There is controversy over whether a 14-year-old Orlando-area boy who says he was just trying to help a small girl find her mother last Thursday, June 10, actually committed a crime.
According to his mother, Mildred Roman, Edwin McFarlane was with her in the Burlington Coat Factory on West Colonial Drive for the first time. While she looked at a display in the doorway of the store, Edwin went toward a shopping cart. According to the police report:
Mr. McFarlane advised that he discovered the victim inside of the store. He believed that she was lost, because she was not near an adult. At that time, he approached and told her that he was going to help her find her mother. Mr. McFarlane walked with the victim outside and he believed that three unknown women who walked out of the store prior to him entering could have been the child’s mother.
Mr. McFarlane reported that he approached a car that he saw the three women driving. However, he noticed that they looked at him without saying a word. Mr. McFarlane then turned and started walking back toward the store, when he was approached by the victim’s mother. At that time, he returned the child. When asked about his actions, Mr. McFarlane advised that he was just trying to help the child. He did not think to request a store employee to help locate the child.
One account said that the child, a three-year-old toddler, was found by McFarlane playing in the toy department. Her mother, Gizelle Pierre, said she was in line at the cash register with her three children. Looking at an item there and deciding against a purchase, she returned it to the shelf. Turning afterward, she saw that her daughter, Adryne Jean Phillippe, was missing. A woman customer behind her, Terri Johnson, advised that she witnessed McFarlane, who is six feet tall and whom she assumed to be the father or a relative, approach the child and speak to her. The little girl then went off with him. Pierre began calling for her daughter.
Surveillance video shows him leaving the store with her and taking her hand once outside. Shortly afterwards, her mother can be seen running out with Johnson. When questioned by the girl’s mother who caught up with them, McFarlane explained he thought Adryne was lost and was trying to reunite her with her mother. Pierre took her daughter back inside the store. An employee notified the police.
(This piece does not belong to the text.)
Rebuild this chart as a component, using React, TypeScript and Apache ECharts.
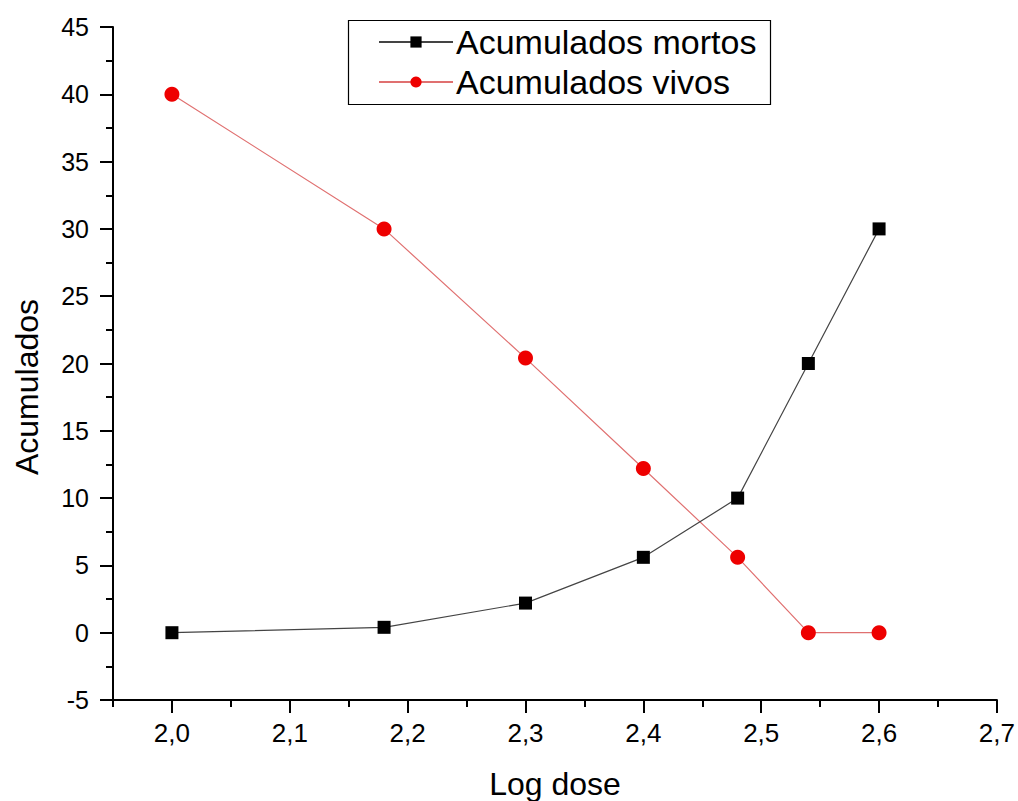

The police report account of McFarlane’s mother, Ms. Roman, ran as follows:
Ms. Roman reported that she noticed that her son was walking with a small child. When she questioned her son’s action, he told her that he was going to find the mother. Ms. Roman advised that she walked outside and an unknown man inquired about the child being lost. Ms. Roman advised that she told the man that Edwin McFarlane was her son and he was helping the child find her mother. Shortly after speaking with the unknown male, Ms. Roman made contact with the victim’s mother and the child was returned.
Once all pertinent interviews were completed and McFarlane interrogated, he ultimately was charged with false imprisonment. Those defending him point out that he would not have returned to the store with his mother to shop if something was amiss; also, he has no previous criminal record.
Edwin, his mother, and his lawyer, Natilie Jackson, appeared on ABC’s Good Morning America show June 17. The ABC website account states:
If convicted, Edwin would go to juvenile detention and could serve up to five years. Until now, the boy had a pristine record with no criminal history, Jackson said.
But she said it’s unlikely the Orange County state attorney would choose to file charges. “The problem is, now he has an arrest record,” Jackson said. “We are challenging them [the state attorney’s office] today to do the right thing and dismiss this case against Edwin.”
Jackson also called the sheriff’s department to expunge Edwin’s arrest record. Orange County Sheriff Jerry Demings has kept silent about his department’s actions so far. “The sheriff is holding back,” department spokesman Capt. Angelo Nieves told the Sentinel. “It’s not a refusal to talk. He’s letting the information run it’s course.”